Today we mark the 40th anniversary of one of the most significant Supreme Court decisions of this century: Brown vs. the Board of Education. This ruling not only put an end to laws that required segregated education, it was a call to arms for the Civil Rights movement. It also set the stage for the 1964 Civil Rights Act, the 1965 Voting Rights Act and the 1968 Fair Housing Act.
Most today would be appalled at laws that mandated children of different races to attend different schools, drink out of different water fountains, swim in different pools. Yet that was the norm in much of the United States before Brown. The court's decision that assigning children to separate schools on the basis of race violated the 14th amendment helped to bring down other equally disgraceful laws in this country.
Still, Brown was not without flaws. By turning the decision in part on sociological theory, the court limited the anti-discrimination principle of the ruling to primary and secondary education. And it helped to usher in an era of anti-constitutional judicial activism, with which we still struggle today.
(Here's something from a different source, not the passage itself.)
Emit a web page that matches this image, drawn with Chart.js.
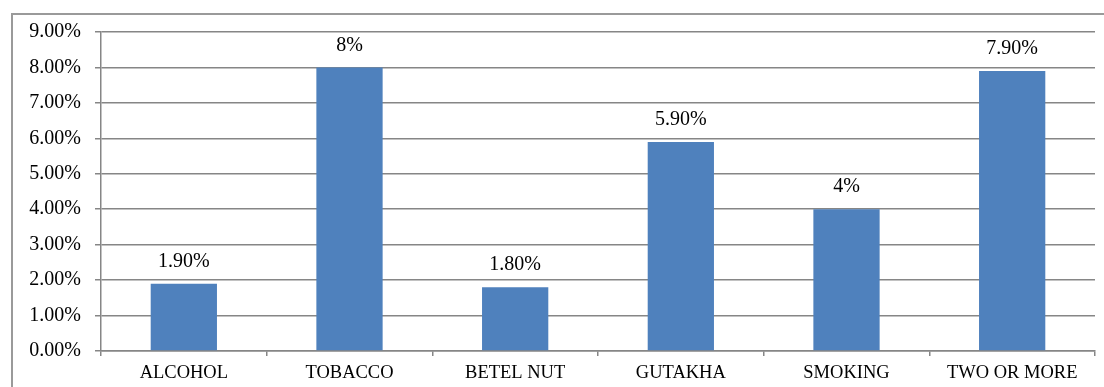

As George Will wrote on this page Sunday, "The proper, more radical rationale for the Brown outcome was simply that government should not use racial classifications in making decisions. Had the court said that plainly in 1954 -- had the justices been content to apply not sociology but the sweeping legal principle that racial classifications by government inherently violate equal protection -- much subsequent court-produced mischief might have been avoided."
It is easy to look back on the decision and say it should have been better. But the real problems with Brown are not so much it, but what the country, courts and government have done with its legacy. Brown remains today one of the most celebrated judicial decisions in American history, and rightly so.